WELL, there we were on Thursday evening with the Irish market in excellent form and just a few points off its all-time high. Excellent results from Greencore had given the market a boost, CRH was on the rebound, the banks were in good demand and even Smurfit looked as it might actually break through the 170p barrier.
And then along came Alan Greenspan to spoil the bull's party, with his thinly-veiled warning that the Fed will hike interest rates if the "irrational exuberance" of stock markets is seen as jeopardising the United States economy.
The Fed chairman's views came as a bolt out of the blue for stock market investors, who have tended to adopt the view that the current bull market has no end in sight. But with US blue-chips up 25 per cent this year, Mr Green- span is clearly concerned that the markets may be setting themselves up for another crash that could cripple the US economy.
And it was not just share prices that took a tumble after the Greenspan remark. Bond prices also fell sharply, and once again Irish bonds fell further than their German counterparts, widening further the yield gap that had narrowed dramatically when convergence trading was at its peak.
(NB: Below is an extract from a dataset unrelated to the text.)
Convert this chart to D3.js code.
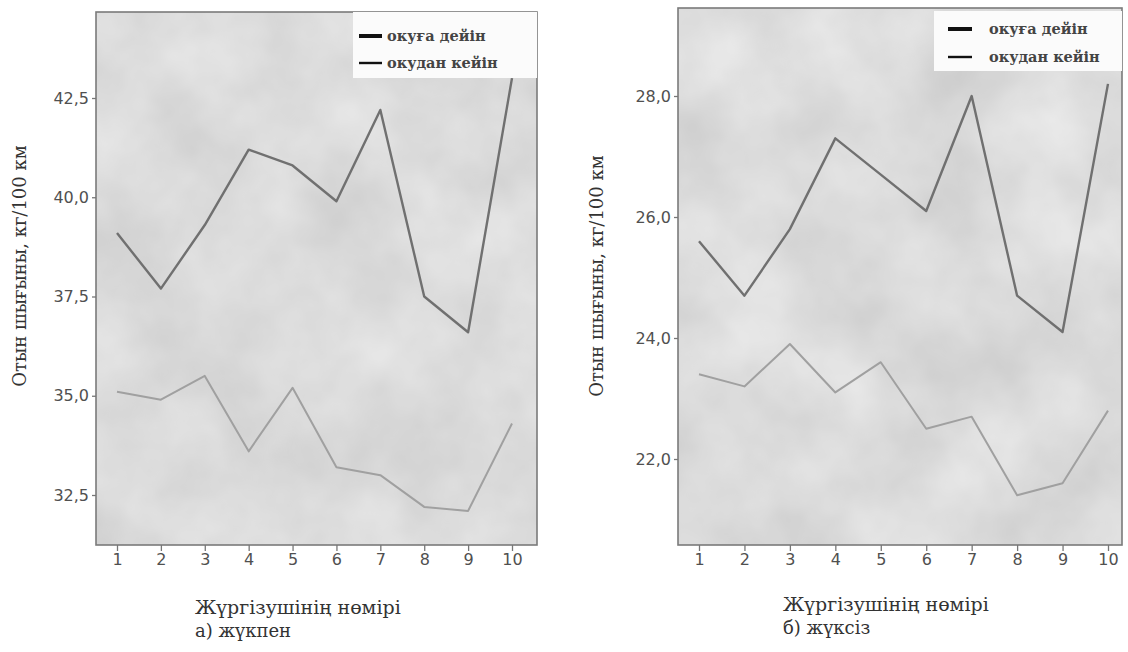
<!doctype html>
<html>
<head>
<meta charset="utf-8">
<title>Отын шығыны</title>
<style>
  body { margin: 0; background: #fff; }
  svg { display: block; }
</style>
</head>
<body>
<script src="https://d3js.org/d3.v7.min.js"></script>
<script>
    // drivers
    var drivers = [1, 2, 3, 4, 5, 6, 7, 8, 9, 10];

    // a) with load
    var loadedBefore = [39.1, 37.7, 39.3, 41.2, 40.8, 39.9, 42.2, 37.5, 36.6, 43.0];
    var loadedAfter = [35.1, 34.9, 35.5, 33.6, 35.2, 33.2, 33.0, 32.2, 32.1, 34.3];
    var loadedTicks = [32.5, 35.0, 37.5, 40.0, 42.5];

    // b) without load
    var emptyBefore = [25.6, 24.7, 25.8, 27.3, 26.7, 26.1, 28.0, 24.7, 24.1, 28.2];
    var emptyAfter = [23.4, 23.2, 23.9, 23.1, 23.6, 22.5, 22.7, 21.4, 21.6, 22.8];
    var emptyTicks = [22.0, 24.0, 26.0, 28.0];

    var seriesNames = ["окуға дейін", "окудан кейін"];
    var yTitle = "Отын шығыны, кг/100 км";
    var xTitle = "Жүргізушінің нөмірі";

    var w = 1128;
    var h = 652;
    var serif = "'DejaVu Serif', 'Liberation Serif', serif";

    var svg = d3.select("body")
        .append("svg")
        .attr("width", w)
        .attr("height", h);

    // mottled grey paper look for the plot area
    var filter = svg.append("defs").append("filter")
        .attr("id", "paper")
        .attr("color-interpolation-filters", "sRGB")
        .attr("x", 0).attr("y", 0).attr("width", 1).attr("height", 1);
    filter.append("feTurbulence")
        .attr("type", "fractalNoise")
        .attr("baseFrequency", 0.01)
        .attr("numOctaves", 4)
        .attr("seed", 7);
    filter.append("feColorMatrix")
        .attr("type", "matrix")
        .attr("values", "0.14 0 0 0 0.79  0.14 0 0 0 0.79  0.14 0 0 0 0.79  0 0 0 0 1");

    var fmt = function (d) { return d3.format(".1f")(d).replace(".", ","); };

    var panels = [
        {
            before: loadedBefore, after: loadedAfter, ticks: loadedTicks,
            left: 96, right: 537, top: 12, bottom: 545,
            xr: [117, 512], yd: [32.5, 42.5], yr: [495, 98],
            yTitleX: 20, yTitleY: 266, xTitleX: 195, xTitleY: 614, caption: "а) жүкпен",
            legend: { x: 353, y: 12, w: 184, h: 66, sx: 359, sw: 23, tx: 387, r1: 36, r2: 63 }
        },
        {
            before: emptyBefore, after: emptyAfter, ticks: emptyTicks,
            left: 678, right: 1122, top: 8, bottom: 545,
            xr: [699, 1108], yd: [22, 28], yr: [459, 96],
            yTitleX: 597, yTitleY: 276, xTitleX: 783, xTitleY: 611, caption: "б) жүксіз",
            legend: { x: 934, y: 11, w: 188, h: 60, sx: 948, sw: 24, tx: 989, r1: 29, r2: 57 }
        }
    ];

    panels.forEach(function (p) {
        var x = d3.scaleLinear().domain([1, 10]).range(p.xr);
        var y = d3.scaleLinear().domain(p.yd).range(p.yr);

        var g = svg.append("g");

        g.append("rect")
            .attr("x", p.left).attr("y", p.top)
            .attr("width", p.right - p.left).attr("height", p.bottom - p.top)
            .attr("filter", "url(#paper)");

        // frame
        g.append("rect")
            .attr("x", p.left).attr("y", p.top)
            .attr("width", p.right - p.left).attr("height", p.bottom - p.top)
            .attr("fill", "none")
            .attr("stroke", "#7a7a7a")
            .attr("stroke-width", 1.6);

        // y axis
        var yAxis = g.append("g")
            .attr("transform", "translate(" + p.left + ",0)")
            .call(d3.axisLeft(y).tickValues(p.ticks).tickFormat(fmt).tickSize(4).tickPadding(3));
        yAxis.select(".domain").remove();

        // x axis
        var xAxis = g.append("g")
            .attr("transform", "translate(0," + p.bottom + ")")
            .call(d3.axisBottom(x).tickValues(drivers).tickFormat(d3.format("d")).tickSize(6).tickPadding(3));
        xAxis.select(".domain").remove();

        g.selectAll(".tick line").attr("stroke", "#777").attr("stroke-width", 1.3);
        g.selectAll(".tick text")
            .attr("fill", "#505050")
            .style("font-family", "'DejaVu Sans', Verdana, sans-serif")
            .style("font-size", "16px");

        var line = d3.line()
            .x(function (d, i) { return x(drivers[i]); })
            .y(function (d) { return y(d); });

        g.append("path")
            .datum(p.after)
            .attr("d", line)
            .attr("fill", "none")
            .attr("stroke", "#a0a0a0")
            .attr("stroke-width", 2)
            .attr("stroke-linejoin", "round");

        g.append("path")
            .datum(p.before)
            .attr("d", line)
            .attr("fill", "none")
            .attr("stroke", "#707070")
            .attr("stroke-width", 2.4)
            .attr("stroke-linejoin", "round");

        // legend
        var L = p.legend;
        var lg = g.append("g");
        lg.append("rect")
            .attr("x", L.x).attr("y", L.y)
            .attr("width", L.w).attr("height", L.h)
            .attr("fill", "#fbfbfb");
        seriesNames.forEach(function (name, i) {
            var ly = i === 0 ? L.r1 : L.r2;
            lg.append("line")
                .attr("x1", L.sx).attr("x2", L.sx + L.sw)
                .attr("y1", ly).attr("y2", ly)
                .attr("stroke", "#111")
                .attr("stroke-width", i === 0 ? 4 : 2.4);
            lg.append("text")
                .attr("x", L.tx).attr("y", ly)
                .attr("dy", "0.35em")
                .attr("fill", "#444")
                .style("font-family", serif)
                .style("font-weight", "bold")
                .style("font-size", "14.5px")
                .text(name);
        });

        // axis titles
        g.append("text")
            .attr("transform", "translate(" + p.yTitleX + "," + p.yTitleY + ") rotate(-90)")
            .attr("text-anchor", "middle")
            .attr("dy", "0.35em")
            .attr("fill", "#333")
            .style("font-family", serif)
            .style("font-size", "18px")
            .text(yTitle);

        g.append("text")
            .attr("x", p.xTitleX).attr("y", p.xTitleY)
            .attr("fill", "#333")
            .style("font-family", serif)
            .style("font-size", "19px")
            .text(xTitle);

        g.append("text")
            .attr("x", p.xTitleX).attr("y", p.xTitleY + 23)
            .attr("fill", "#333")
            .style("font-family", serif)
            .style("font-size", "18px")
            .text(p.caption);
    });
</script>
</body>
</html>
This setback for the markets will probably mean that recent broker forecasts of a Greencore share price at 420p within the next six months will have to be revised, not because of anything negative about Greencore, but because the European sugar producers against whom Greencore is usually compared will suffer price setbacks, especially as some are trading on quite weighty multiples.
Greencore still remains an attractive stock and investors in the company know that for a large part of its business the current year has already been mapped out. As the virtual monopoly sugar producer in Ireland, Greencore has been able to steadily increase its operating margins to more than 20 per cent, while the mailing business in Ireland is in the happy position of having its 1996-97 order book completely filled.
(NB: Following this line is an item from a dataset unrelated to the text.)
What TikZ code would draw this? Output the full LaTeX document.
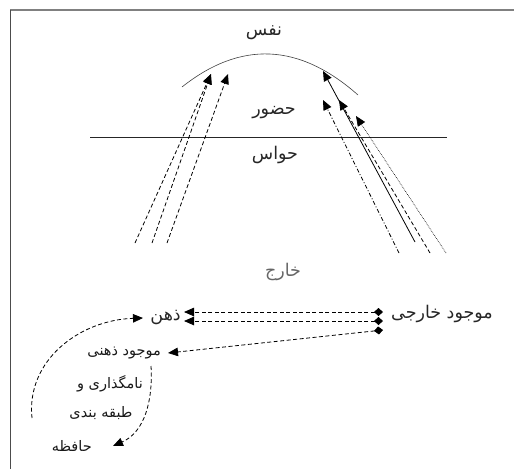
\documentclass[tikz,border=0pt]{standalone}
\usepackage{fontspec}
\usetikzlibrary{arrows.meta}
\newfontfamily\arabicfont[Script=Arabic]{DejaVu Sans}
\TeXXeTstate=1
\newcommand\prs[1]{{\arabicfont\beginR #1\endR}}
\tikzset{
  lbl/.style={inner sep=0pt, text=black!85, font=\fontsize{17.5}{19}\selectfont},
  slbl/.style={inner sep=0pt, text=black!90, font=\fontsize{14.5}{16}\selectfont},
  tip/.style={-{Triangle[length=10pt,width=8.5pt]}},
  dtip/.style={{Diamond[length=9pt,width=8pt]}-{Triangle[length=10pt,width=8.5pt]}},
  dsh/.style={dash pattern=on 4pt off 2.5pt, line width=0.8pt},
  dshdot/.style={dash pattern=on 4pt off 2pt on 1pt off 2pt, line width=0.8pt},
  dtt/.style={dash pattern=on 0.7pt off 1pt, line width=0.6pt},
}
\begin{document}
\begin{tikzpicture}[x=1pt,y=-1pt]
\useasboundingbox (0,0) rectangle (514,469);
% frame
\draw[gray, line width=1.5pt] (10,10) -- (514,10);
\draw[black!70, line width=1pt] (10,10) -- (10,469);

% labels
\node[lbl] (nafs) at (264,33) {\prs{نفس}};
\node[lbl] (hozur) at (274,113) {\prs{حضور}};
\node[lbl] (havas) at (275,155) {\prs{حواس}};
\node[lbl, text=black!60] (kharej) at (283,272) {\prs{خارج}};

% arc and line
\draw[black!75, line width=0.6pt] (182,87) .. controls (240.7,40.4) and (299.3,43) .. (358,95);
\draw[black!85, line width=0.6pt] (90,137) -- (447,137);

% left arrows
\coordinate (l1) at (135,243);
\coordinate (l2) at (152,243);
\coordinate (l3) at (167,243);
\coordinate (lh1) at (211,74);
\coordinate (lh2) at (228,74);
\draw[dsh, tip] (l1) -- (lh1);
\draw[dsh, tip] (l2) -- (lh1);
\draw[dsh, tip] (l3) -- (lh2);

% right arrows
\coordinate (r1) at (415,242);
\coordinate (r2) at (399,253);
\coordinate (r3) at (430,253);
\coordinate (r4) at (446,253);
\coordinate (rh1) at (323,71);
\coordinate (rh2) at (323,100);
\coordinate (rh3) at (339,100);
\coordinate (rh4) at (356,116);
\draw[line width=0.8pt, tip] (r1) -- (rh1);
\draw[dshdot, tip] (r2) -- (rh2);
\draw[dsh, tip] (r3) -- (rh3);
\draw[dtt, tip] (r4) -- (rh4);

% bottom part
\node[lbl, anchor=west] (mkh) at (391,314) {\prs{موجود خارجی}};
\node[lbl, anchor=east] (zehn) at (181,318) {\prs{ذهن}};
\node[slbl, anchor=east] (mz) at (161,353) {\prs{موجود ذهنی}};
\node[slbl] (nam) at (110,384) {\prs{نامگذاری و}};
\node[slbl] (tab) at (101,413) {\prs{طبقه بندی}};
\node[slbl, anchor=east] (haf) at (92,446) {\prs{حافظه}};

\coordinate (d1) at (383,312);
\coordinate (d2) at (383,321);
\coordinate (d3) at (383,330);
\draw[dsh, dtip] (d1) -- ([xshift=3pt]zehn.east |- d1);
\draw[dsh, dtip] (d2) -- ([xshift=3pt]zehn.east |- d2);
\draw[dsh, dtip] (d3) -- ([xshift=7pt]mz.east);

\coordinate (c1) at (151,366);
\draw[dsh, tip] (c1) .. controls (153,400) and (145,432) .. ([xshift=21pt]haf.east);
\coordinate (c2) at (32,418);
\draw[dsh, tip] (c2) .. controls (26,360) and (80,320) .. (143,318);
\end{tikzpicture}
\end{document}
Greencore's awesome cash-generative abilities do not mean an acquisition splurge and David Dilger warned that Greencore would tread cautiously when it came to buying.
Greencore has been the focus of some hefty trading in recent months, but this is thought to be largely domestic institutional buying from the KEPIT investment trust and Deutsche Morgan Grenfell (DMG) in the wake of the Peter Young affair that could cost DMG £400 million in fines. A few million from selling Greencore shares might not mean a lot to DMG when it comes to meeting the costs of the Young affair, but every little helps.
The Murtagh brothers are understood not to have been best pleased when it leaked out that Kingspan's bid for Ward Building Systems in Britain looks like being successful. A rival management buy-out seems to have fallen by the wayside leaving the way clear for Kingspan to go ahead with its bid. The big question is how Kingspan - with a lot of debt on its balance sheet - will finance a £20-£25 million acquisition. Going to the market looks a likely option despite the latest weakness.